The first big question is - What is a Fiero?
The Fiero is small (in North American terms) car built in relatively low numbers from 1984-1988. It was quite advanced for it's time, with a mid-mounted engine, independent suspension, 4-wheel alloy disc brakes, galvanised steel space-frame, non-metallic body panels, etc.
The original Fiero was equiped with a 2.5l 4 cylinder engine, but later became available with a 2.8l V6. Gearbox options were 3sp automatic, 4sp manual, and 5sp manual. Many of the parts came from other models in the Pontiac lineup, although many more were unique to the car. The engine and gearboxes were originally found in front-wheel drive cars - it was just re-positioned to a point just in front of the rear axles.
All of the body panels are non-structural, that is to say, the chassis, minus all of the body panels, can be driven (although it would not be legal to do so on the street!). Some of the panels (door skins, wings, bumpers) are made of a flexible moulded plastic while the bonnet, roof and bootlids are made of a more rigid fibreglass/plastic mix. There are two basic body styles (although there are variations within them, depending on year and model)
- the notchback - the fastback
As a result of the way the panels are separate from the chassis, the Fiero has long been popular for the basis in re-bodying projects. Common re-bodies are Ferrari 308 and 355, as the dimensions of the chassis are very similar to the Ferraris.
As the Fiero was never marketed outside of the US/Canada, most of the cars available in the UK are likely to have been personal imports. As well, almost all of them are left-hand drive.

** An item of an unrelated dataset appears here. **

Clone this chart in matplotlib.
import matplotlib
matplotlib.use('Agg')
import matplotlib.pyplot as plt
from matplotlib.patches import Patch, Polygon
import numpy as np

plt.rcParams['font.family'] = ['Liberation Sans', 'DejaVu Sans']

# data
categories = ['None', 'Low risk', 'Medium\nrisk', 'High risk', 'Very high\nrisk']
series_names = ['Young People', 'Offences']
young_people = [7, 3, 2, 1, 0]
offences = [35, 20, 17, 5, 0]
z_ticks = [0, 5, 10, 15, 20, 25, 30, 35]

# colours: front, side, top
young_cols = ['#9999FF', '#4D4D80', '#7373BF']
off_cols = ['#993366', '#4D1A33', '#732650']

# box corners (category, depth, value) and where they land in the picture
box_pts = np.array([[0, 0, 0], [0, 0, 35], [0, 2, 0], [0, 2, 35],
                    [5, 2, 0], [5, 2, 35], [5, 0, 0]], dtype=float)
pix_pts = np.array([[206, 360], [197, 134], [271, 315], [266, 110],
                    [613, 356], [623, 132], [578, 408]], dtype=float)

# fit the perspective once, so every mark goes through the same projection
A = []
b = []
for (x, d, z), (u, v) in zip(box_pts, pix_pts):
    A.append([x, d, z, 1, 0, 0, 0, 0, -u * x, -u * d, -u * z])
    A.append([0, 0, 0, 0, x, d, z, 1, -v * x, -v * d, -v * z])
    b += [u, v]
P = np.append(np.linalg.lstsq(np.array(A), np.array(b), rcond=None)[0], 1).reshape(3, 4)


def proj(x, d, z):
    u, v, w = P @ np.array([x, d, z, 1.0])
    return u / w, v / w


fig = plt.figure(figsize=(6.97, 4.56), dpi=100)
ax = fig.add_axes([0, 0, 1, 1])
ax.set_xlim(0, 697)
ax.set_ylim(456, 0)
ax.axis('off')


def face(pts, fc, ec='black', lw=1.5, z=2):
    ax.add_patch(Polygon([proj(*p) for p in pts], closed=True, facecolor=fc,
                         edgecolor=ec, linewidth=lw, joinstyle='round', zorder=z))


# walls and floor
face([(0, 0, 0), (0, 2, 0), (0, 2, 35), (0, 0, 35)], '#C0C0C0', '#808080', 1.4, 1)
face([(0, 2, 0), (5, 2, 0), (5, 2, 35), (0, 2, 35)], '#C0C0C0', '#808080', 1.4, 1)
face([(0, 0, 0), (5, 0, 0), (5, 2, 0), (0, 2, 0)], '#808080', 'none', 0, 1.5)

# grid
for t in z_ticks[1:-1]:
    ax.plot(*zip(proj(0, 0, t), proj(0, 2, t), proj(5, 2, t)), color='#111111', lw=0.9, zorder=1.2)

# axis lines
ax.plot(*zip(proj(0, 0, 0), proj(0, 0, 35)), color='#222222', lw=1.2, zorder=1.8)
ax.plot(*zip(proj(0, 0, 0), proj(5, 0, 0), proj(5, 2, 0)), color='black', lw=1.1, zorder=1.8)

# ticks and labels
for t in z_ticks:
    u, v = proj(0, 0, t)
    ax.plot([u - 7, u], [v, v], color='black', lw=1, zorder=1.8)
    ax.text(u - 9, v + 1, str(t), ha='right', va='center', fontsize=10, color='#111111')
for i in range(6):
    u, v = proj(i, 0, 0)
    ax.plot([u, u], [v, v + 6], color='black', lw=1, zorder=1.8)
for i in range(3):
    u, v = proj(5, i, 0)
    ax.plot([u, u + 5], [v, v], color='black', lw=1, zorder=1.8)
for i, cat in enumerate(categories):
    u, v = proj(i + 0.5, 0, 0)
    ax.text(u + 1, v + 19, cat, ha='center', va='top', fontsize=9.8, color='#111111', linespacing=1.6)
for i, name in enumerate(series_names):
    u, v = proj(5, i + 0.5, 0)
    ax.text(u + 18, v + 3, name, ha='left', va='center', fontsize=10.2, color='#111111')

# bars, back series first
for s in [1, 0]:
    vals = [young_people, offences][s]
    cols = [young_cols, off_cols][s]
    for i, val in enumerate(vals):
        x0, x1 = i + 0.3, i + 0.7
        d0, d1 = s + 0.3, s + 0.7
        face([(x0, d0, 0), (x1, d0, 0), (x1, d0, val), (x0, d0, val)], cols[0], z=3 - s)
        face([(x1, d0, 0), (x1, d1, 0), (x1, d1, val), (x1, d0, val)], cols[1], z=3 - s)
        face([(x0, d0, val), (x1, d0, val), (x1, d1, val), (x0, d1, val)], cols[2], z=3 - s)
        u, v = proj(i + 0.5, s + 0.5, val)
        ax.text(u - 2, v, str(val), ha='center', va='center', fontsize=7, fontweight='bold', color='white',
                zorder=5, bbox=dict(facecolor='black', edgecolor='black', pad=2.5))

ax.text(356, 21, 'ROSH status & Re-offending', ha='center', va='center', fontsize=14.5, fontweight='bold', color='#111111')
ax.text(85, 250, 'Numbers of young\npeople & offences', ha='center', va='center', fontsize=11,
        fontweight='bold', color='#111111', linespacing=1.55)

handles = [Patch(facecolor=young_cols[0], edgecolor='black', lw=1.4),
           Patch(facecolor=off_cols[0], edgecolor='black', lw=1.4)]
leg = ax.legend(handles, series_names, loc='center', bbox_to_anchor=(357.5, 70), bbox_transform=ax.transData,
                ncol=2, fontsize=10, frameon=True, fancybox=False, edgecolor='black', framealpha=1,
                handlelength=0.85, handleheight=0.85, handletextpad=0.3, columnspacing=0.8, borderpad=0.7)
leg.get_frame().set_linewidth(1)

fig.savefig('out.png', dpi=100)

What are they like to drive? This depends on a number of factors (age, condition of suspension, engine/gearbox combination, condition of brakes, etc). In my experience, they are easy cars to drive, most of the time, although steering can be heavy when parking (power steering was not an option). The 4-cylinder engine is a bit asthmatic and, if you like a bit of acceleration, I'd go for the V6. Remember, though, that you are taking early 80s here - the 140 BHP V6 in stock form is not a screamer (about the same horsepower as a bog-standard new Mini Cooper S...). The brakes, when in good condition, will deal with most challenges thrown at them, and the handling is, mostly, neutral. It is not at it's best when pushed hard on narrow winding roads, as it was conceived as a nippy commuter, rather than an out and out sports car. As a motorway cruiser, however, it is great.

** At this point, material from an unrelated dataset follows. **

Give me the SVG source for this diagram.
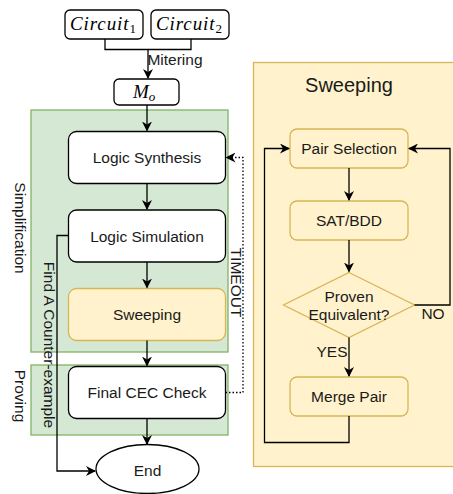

What are the bad points? There are a number of issues - the handbrake mechanism is a bit fiddly, and if not properly maintained, will seize (a common MOT failure point). The calipers are unique to the Fiero, and so are not that common here in the UK, but the various re-build parts can be found, and the job is fairly simple. Because of the design of the car, there are very few rattles - most are related to worn suspension components. There are a number of parts specialists in the UK, covering the majority of consumables (spark plugs, distributor cap, etc). Body panels and glass are more rare, and you may end up having to get them from the US. Germany is also a good source of bits for the Fiero.
Being left-hand drive can be a bit of a problem but mostly on narrow country lanes, at night, with big hedgerows cutting down visibility. Driving one on single carriageway does mean that you have to put a bit more thought into overtaking, but that is true of any left-hand drive car over here.

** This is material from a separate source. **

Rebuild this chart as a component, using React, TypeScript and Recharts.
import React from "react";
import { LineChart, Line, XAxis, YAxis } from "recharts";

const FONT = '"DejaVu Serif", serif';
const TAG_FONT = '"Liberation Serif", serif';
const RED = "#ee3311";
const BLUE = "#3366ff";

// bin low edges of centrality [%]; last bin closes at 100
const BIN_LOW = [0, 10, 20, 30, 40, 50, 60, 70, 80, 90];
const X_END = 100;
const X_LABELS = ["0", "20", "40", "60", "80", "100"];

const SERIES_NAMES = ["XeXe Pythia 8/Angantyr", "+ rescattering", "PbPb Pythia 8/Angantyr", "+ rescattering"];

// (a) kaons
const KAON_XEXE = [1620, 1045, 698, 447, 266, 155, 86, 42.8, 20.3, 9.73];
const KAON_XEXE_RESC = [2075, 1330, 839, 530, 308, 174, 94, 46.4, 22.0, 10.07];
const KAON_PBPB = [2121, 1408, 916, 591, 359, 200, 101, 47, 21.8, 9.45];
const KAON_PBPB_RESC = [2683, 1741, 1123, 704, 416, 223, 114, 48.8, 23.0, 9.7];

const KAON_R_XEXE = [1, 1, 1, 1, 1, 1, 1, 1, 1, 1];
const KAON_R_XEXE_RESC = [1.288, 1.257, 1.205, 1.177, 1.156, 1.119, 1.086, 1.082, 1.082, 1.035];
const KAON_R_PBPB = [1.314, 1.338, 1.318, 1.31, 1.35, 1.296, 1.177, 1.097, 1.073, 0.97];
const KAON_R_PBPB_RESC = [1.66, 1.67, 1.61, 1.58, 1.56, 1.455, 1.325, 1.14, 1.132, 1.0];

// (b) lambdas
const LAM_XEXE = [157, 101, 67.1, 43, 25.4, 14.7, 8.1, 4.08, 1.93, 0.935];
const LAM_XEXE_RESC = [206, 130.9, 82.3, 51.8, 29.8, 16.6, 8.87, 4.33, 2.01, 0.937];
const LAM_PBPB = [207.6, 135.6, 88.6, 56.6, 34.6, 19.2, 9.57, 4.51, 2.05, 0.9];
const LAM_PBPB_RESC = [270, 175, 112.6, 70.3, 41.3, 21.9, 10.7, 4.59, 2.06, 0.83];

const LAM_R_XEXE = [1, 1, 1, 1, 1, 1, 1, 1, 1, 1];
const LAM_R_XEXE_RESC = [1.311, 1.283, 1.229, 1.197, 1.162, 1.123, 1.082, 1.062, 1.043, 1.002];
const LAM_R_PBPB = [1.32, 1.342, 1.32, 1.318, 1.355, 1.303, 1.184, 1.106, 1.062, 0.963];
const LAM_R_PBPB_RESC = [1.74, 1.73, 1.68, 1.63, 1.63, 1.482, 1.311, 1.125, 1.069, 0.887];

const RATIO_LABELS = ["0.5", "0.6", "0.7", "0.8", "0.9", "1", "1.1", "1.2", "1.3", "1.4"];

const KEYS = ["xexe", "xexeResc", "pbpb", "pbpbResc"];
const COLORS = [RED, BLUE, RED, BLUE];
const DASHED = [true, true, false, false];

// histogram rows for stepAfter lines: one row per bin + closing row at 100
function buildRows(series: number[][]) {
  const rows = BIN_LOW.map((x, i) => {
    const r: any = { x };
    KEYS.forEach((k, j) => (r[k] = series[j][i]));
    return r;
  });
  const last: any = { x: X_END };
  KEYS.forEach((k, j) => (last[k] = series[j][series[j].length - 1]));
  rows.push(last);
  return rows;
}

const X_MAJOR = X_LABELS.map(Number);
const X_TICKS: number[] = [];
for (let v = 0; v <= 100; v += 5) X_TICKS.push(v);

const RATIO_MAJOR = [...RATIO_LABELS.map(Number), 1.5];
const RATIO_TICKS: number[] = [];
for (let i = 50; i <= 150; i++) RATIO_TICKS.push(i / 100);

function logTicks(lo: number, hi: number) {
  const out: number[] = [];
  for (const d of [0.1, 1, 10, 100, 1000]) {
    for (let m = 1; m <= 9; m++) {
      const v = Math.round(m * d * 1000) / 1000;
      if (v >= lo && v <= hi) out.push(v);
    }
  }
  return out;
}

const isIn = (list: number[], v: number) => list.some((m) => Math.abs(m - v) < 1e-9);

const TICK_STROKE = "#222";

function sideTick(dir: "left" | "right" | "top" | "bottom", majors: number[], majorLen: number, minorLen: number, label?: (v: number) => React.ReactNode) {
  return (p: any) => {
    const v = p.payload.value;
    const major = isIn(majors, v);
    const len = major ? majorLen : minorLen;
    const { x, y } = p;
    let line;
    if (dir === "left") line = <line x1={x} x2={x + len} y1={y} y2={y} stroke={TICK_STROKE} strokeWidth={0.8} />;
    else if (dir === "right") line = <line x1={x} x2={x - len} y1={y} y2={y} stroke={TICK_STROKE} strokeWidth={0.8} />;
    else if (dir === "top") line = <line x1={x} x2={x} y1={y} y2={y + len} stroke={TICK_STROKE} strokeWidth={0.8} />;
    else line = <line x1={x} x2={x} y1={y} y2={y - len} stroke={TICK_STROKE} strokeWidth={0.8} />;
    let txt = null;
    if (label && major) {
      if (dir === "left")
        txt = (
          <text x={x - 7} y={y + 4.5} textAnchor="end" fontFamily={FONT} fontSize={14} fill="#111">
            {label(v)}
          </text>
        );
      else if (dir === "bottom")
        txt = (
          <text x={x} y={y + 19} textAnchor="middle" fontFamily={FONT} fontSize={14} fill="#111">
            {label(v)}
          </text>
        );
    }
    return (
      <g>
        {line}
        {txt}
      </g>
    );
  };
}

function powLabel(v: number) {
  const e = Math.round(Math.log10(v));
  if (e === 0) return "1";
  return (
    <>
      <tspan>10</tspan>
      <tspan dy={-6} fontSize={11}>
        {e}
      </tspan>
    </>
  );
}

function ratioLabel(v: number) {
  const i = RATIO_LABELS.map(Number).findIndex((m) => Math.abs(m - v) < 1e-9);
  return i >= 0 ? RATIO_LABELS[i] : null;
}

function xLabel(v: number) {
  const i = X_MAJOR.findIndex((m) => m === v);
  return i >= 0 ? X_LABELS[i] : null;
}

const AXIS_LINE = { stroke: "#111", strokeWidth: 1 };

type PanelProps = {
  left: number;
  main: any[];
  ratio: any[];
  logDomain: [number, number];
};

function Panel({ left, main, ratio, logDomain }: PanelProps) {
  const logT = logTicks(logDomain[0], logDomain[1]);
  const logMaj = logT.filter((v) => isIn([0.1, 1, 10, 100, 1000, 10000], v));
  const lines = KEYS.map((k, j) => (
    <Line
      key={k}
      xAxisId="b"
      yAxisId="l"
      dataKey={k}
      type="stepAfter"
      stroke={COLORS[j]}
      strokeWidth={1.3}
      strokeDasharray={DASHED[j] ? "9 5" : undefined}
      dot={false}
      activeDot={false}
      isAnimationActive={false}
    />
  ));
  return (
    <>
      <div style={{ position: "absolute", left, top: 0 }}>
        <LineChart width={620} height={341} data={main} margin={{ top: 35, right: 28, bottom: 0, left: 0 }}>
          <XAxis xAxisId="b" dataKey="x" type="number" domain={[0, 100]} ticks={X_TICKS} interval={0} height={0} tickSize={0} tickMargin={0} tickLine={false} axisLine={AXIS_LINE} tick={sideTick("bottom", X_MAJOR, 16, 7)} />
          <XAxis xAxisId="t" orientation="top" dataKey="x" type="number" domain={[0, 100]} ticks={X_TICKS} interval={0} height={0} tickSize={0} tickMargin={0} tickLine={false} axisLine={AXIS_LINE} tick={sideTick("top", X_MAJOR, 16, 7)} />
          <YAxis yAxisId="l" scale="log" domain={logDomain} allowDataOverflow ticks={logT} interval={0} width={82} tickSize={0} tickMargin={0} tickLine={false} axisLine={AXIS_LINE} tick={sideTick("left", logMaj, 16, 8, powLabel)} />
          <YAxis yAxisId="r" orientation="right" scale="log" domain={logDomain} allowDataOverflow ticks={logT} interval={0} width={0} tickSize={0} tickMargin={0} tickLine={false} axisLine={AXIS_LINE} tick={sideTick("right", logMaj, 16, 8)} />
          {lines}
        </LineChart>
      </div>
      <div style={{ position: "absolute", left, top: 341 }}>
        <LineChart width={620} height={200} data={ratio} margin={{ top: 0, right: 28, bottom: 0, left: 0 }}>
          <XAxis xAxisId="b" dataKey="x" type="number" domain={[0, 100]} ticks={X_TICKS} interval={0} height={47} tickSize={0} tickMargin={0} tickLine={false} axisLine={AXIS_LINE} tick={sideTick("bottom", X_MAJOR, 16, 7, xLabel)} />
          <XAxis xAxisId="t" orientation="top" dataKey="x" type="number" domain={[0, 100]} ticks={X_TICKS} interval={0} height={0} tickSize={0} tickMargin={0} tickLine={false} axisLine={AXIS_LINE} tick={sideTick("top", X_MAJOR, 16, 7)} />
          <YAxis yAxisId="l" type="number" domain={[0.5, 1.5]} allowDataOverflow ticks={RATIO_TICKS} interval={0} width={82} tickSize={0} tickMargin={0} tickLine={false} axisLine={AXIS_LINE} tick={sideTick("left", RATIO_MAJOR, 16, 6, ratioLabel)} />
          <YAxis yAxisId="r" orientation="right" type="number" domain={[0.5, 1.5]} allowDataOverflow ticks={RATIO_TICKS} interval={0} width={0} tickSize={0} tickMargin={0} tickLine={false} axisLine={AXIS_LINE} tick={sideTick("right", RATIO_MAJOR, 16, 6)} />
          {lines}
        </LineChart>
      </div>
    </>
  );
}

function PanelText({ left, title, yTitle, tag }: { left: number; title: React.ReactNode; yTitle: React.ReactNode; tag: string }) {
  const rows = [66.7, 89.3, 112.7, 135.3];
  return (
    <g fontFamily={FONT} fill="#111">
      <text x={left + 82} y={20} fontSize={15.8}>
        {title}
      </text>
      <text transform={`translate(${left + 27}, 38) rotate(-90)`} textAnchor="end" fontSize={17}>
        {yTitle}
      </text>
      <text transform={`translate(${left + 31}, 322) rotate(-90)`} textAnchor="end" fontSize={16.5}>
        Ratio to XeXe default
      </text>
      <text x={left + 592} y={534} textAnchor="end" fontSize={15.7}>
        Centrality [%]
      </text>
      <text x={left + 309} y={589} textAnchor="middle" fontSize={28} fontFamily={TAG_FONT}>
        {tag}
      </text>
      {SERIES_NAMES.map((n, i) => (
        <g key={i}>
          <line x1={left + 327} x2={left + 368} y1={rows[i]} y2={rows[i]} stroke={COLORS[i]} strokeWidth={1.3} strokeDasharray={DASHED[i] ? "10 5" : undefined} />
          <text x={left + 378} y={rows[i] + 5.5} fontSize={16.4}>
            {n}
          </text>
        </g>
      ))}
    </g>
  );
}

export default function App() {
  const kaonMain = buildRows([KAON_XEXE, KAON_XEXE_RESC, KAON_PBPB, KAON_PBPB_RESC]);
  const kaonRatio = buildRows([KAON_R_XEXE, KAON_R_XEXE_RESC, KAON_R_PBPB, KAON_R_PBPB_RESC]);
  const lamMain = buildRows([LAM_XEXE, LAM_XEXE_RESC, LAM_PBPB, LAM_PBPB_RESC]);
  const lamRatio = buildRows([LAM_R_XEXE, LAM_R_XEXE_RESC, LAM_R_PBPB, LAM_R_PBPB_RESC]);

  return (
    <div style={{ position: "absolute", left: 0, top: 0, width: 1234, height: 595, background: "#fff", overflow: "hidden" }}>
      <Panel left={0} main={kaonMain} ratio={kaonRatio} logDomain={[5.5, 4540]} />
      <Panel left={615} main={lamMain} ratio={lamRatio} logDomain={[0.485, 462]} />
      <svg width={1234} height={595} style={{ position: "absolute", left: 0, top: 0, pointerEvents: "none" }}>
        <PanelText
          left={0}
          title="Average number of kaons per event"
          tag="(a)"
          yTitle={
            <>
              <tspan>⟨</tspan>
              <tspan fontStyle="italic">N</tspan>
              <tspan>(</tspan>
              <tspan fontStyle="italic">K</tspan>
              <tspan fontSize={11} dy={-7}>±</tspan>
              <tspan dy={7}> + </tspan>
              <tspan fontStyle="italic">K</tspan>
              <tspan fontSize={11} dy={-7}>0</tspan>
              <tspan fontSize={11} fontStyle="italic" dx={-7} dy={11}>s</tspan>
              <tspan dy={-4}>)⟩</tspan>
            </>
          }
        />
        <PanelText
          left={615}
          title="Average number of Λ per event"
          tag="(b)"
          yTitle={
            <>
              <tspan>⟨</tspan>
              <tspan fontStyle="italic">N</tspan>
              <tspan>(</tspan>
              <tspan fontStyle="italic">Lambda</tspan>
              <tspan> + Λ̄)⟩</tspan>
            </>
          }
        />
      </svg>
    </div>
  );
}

How much should you pay for one? The usual answer is that it depends on the condition but, as a guide, you should be able to get an MOT'able car with a V6 and automatic gearbox from about £750. At that price, however, you should expect a few flaws. At the top end, for a 1988 Formula with 5sp manual, low mileage, in excellent condition, you can pay up to £5000. As usual, you get what you pay for.
On the insurance front, prices vary tremendously, so shopping around is a must. Bargains can be found, however. My own car (a 1985 V6 parked on the road) was fully comprehensively insured as my main vehicle, therefore earning a No Claims Bonus, for less than £160 per year (yes - I am over 25!!).
Just remember to do your homework, and if you need to know more, there is a Facebook site dedicated to these cars - look for "Pontiac Fiero UK" - members there are knowledgeable about Fieros in general, and may even know the car you might want to buy.
One last thing - Fieros had a reputation for spontaneous combustion - this reputation was a result of poor quality control on some early 4-cylinder cars, along with a poor attitude from General Motors, who blamed the owners for not maintaining their cars properly. The risk was that low oil levels would cause overheating which then caused breakage of connecting rods (often through the side of the crankcase, spilling oil, etc on the hot exhaust and brake parts), resulting in a vehicle fire. The Fiero was subject to a small number of recalls during the early years, and many of the cars around now have had the necessary work carried out.
My own opinion of these cars is that, whilst they are not the best "sports cars" around, they are different, fun, practical (within limits) and very good value for money, so go out there and enjoy yourself.